Raspberry Pi Hadoop Cluster
I am currently in the process of learning Hadoop architecture,
administration and the MapReduce programming model. I started reading about
Hadoop and took free online courses but there is something missing. I wanted to
try out what I read or what I was told on those training. In some exercises in
the training a VM was used as a single node Hadoop server. But for me it
doesn’t make sense, so I tried out setting up more VM and configured them into
a Hadoop cluster. But still the experience was not very satisfying because it
lacks the touch of the hardware. I wasn’t really running a cluster but simply
just a bunch of virtual machines connected together in a virtual network. So I
thought “How about I build a cluster of cheap computers.” In fact, that’s what Hadoop
was designed for, to run on a cluster of commodity hardware. I tried googling
around about cheap cluster computer and found a few blogs and videos about guys
who ran MPI and Hadoop on a mini cluster of Raspberry Pi boards. So I decided
to build my own mini cluster of Raspberry Pis. After all, the best way to learn
new things is to get your hand dirty.
There are a couple of Raspberry
Pi boards laying around my desk at home. I used them in some experiments
before. But I needed more, so I ordered 3 more of these boards. Raspberry Pi is
a S$50 single board computer with ARM7 1GhzÂ
dual-core CPU, 1GB of RAM and a microSD slot for storage.
I also bought SD cards and, USB power cables, an 8-port
network switch and a high-current USB power supply/charger. Luckily I was able
to find all off them locally in the neighbourhood shops except for the Raspberry
Pi which I ordered online and received the next day.
I started thinking about how to clump this boards together
in a rack-like structure where it is easy to cable them up to a network switch.
I found few ideas online about using some stand-off bolts and nuts and acrylic
boards to stack them up together. The problem is I don’t have these materials
so I started walking around the house to come up with ideas and to look for
materials. The mounting holes in the Raspberry Pi are 2mm wide so I started
looking for bolt and screws of this size but didn’t find any. Then I went to
the laundry area where I found a wire-made clothes hanger. The wire core metal
is around 2mm diameter covered with a PVC plastic insulator around 1 mm thick.

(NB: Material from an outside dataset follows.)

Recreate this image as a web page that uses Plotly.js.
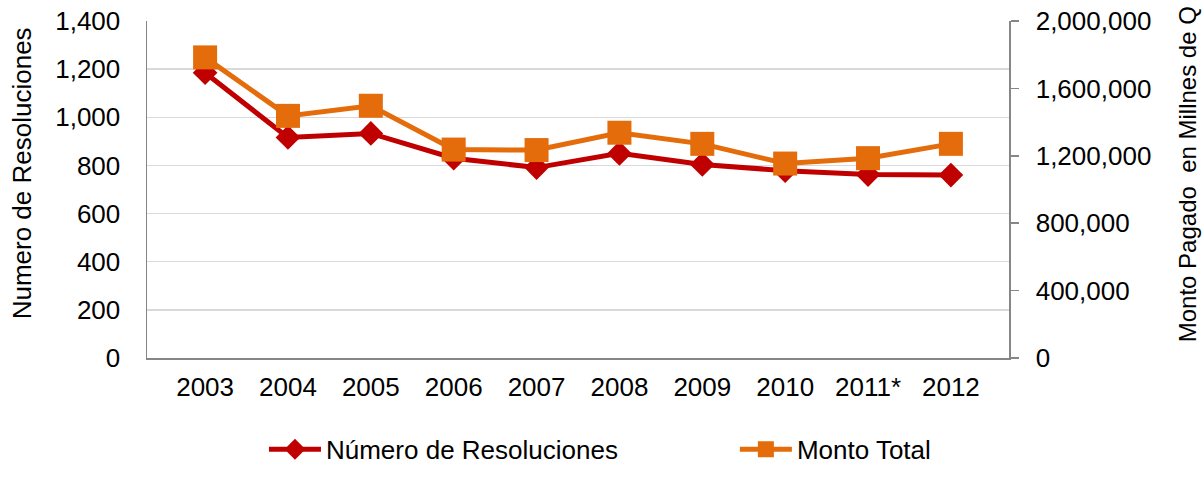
<!DOCTYPE html>
<html>
<head>
<meta charset="utf-8">
<script src="https://cdn.plot.ly/plotly-3.0.1.min.js"></script>
<style>html,body{margin:0;padding:0;background:#fff;}#chart{width:1203px;height:485px;}</style>
</head>
<body>
<div id="chart"></div>
<script>
const years = ["2003","2004","2005","2006","2007","2008","2009","2010","2011*","2012"];
const resoluciones = [1185, 916, 933, 830, 791, 850, 804, 778, 762, 760];
const montoTotal = [1784000, 1437000, 1497000, 1237000, 1234000, 1337000, 1271000, 1154000, 1186000, 1271000];
const leftTicks = [0, 200, 400, 600, 800, 1000, 1200, 1400];
const rightTicks = [0, 400000, 800000, 1200000, 1600000, 2000000];

const fmt = v => v.toLocaleString('en-US');
const sans = '"Liberation Sans", Arial, sans-serif';

const traces = [
  {
    x: years, y: resoluciones, name: 'Número de Resoluciones', type: 'scatter', mode: 'lines+markers',
    line: {color: '#C00000', width: 5},
    marker: {symbol: 'diamond', size: 19, color: '#C00000'},
    xaxis: 'x', yaxis: 'y', legend: 'legend'
  },
  {
    x: years, y: montoTotal, name: 'Monto Total', type: 'scatter', mode: 'lines+markers',
    line: {color: '#E46C0A', width: 5},
    marker: {symbol: 'square', size: 24, color: '#E46C0A'},
    xaxis: 'x', yaxis: 'y2', legend: 'legend2'
  }
];

const legendBase = {
  orientation: 'h', xanchor: 'left', y: -0.271, yanchor: 'middle',
  font: {family: sans, size: 26, color: '#000'},
  itemwidth: 52, bgcolor: 'rgba(0,0,0,0)'
};

const layout = {
  width: 1203, height: 485,
  margin: {l: 147, r: 194, t: 21, b: 110},
  paper_bgcolor: '#fff', plot_bgcolor: '#fff',
  font: {family: sans, color: '#000', size: 26},
  showlegend: true,
  legend: Object.assign({}, legendBase, {x: 0.1357}),
  legend2: Object.assign({}, legendBase, {x: 0.682}),
  xaxis: {
    type: 'category', showgrid: false, zeroline: false,
    showline: true, linecolor: '#868686', linewidth: 1.5,
    ticks: '', tickfont: {family: sans, size: 26, color: '#000'},
    ticklabelstandoff: 5, fixedrange: true
  },
  yaxis: {
    range: [0, 1400], tickmode: 'array', tickvals: leftTicks, ticktext: leftTicks.map(fmt),
    showgrid: true, gridcolor: '#D9D9D9', gridwidth: 1.5, zeroline: false,
    showline: true, linecolor: '#868686', linewidth: 1.5,
    ticks: '', tickfont: {family: sans, size: 26, color: '#000'},
    ticklabelstandoff: 20, fixedrange: true
  },
  yaxis2: {
    range: [0, 2000000], overlaying: 'y', side: 'right',
    tickmode: 'array', tickvals: rightTicks, ticktext: rightTicks.map(fmt),
    showgrid: false, zeroline: false,
    showline: true, linecolor: '#868686', linewidth: 1.5,
    ticks: 'outside', ticklen: 8, tickcolor: '#868686', tickwidth: 1.5,
    tickfont: {family: sans, size: 26, color: '#000'},
    ticklabelstandoff: 12, fixedrange: true
  },
  annotations: [
    {text: 'Numero de Resoluciones', xref: 'paper', yref: 'paper', x: -0.1450, xanchor: 'center',
     y: 0.548, yanchor: 'middle', textangle: -90, showarrow: false, font: {family: sans, size: 26, color: '#000'}},
    {text: 'Monto Pagado  en Millnes de Q', xref: 'paper', yref: 'paper', x: 1.208, xanchor: 'center',
     y: 0.546, yanchor: 'middle', textangle: -90, showarrow: false, font: {family: sans, size: 24, color: '#000'}}
  ]
};

Plotly.newPlot('chart', traces, layout, {displayModeBar: false, staticPlot: true});
</script>
</body>
</html>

I grabbed it and decided to build a mini rack out of it. I created a half round
loop and literally stitched the boards together.
The network switch I bought is powered by a 5V power supply
at 600mA so the USB power supply can actually power it.
I downloaded a Linux distro called Raspbian
Jessie it is a lightweight variant of Debian linux intended for headless
Raspberry Pi server. It’s a stripped down version of Raspbian Wheezy without
the UI. I then updated it with latest libraries and installed Java 8 JDK.
I followed the steps by that was described in this blog but
with some extra steps to configure a second interface card with a Wi-Fi dongle
and voila. I now have a Hadoop cluster running.
I later bought a set of acrylic stackable case to make the
rack more stable and look good. I stripped out the board of the cheap network switch (I bought online for $7 from china) and mounted it the one of the acrylic stackable case so it will look uniform. Now I am hadooping with this little beast. I
later upgraded to Hadoop 2 and installed Apache spark for future Apache Spark experiments and adventures.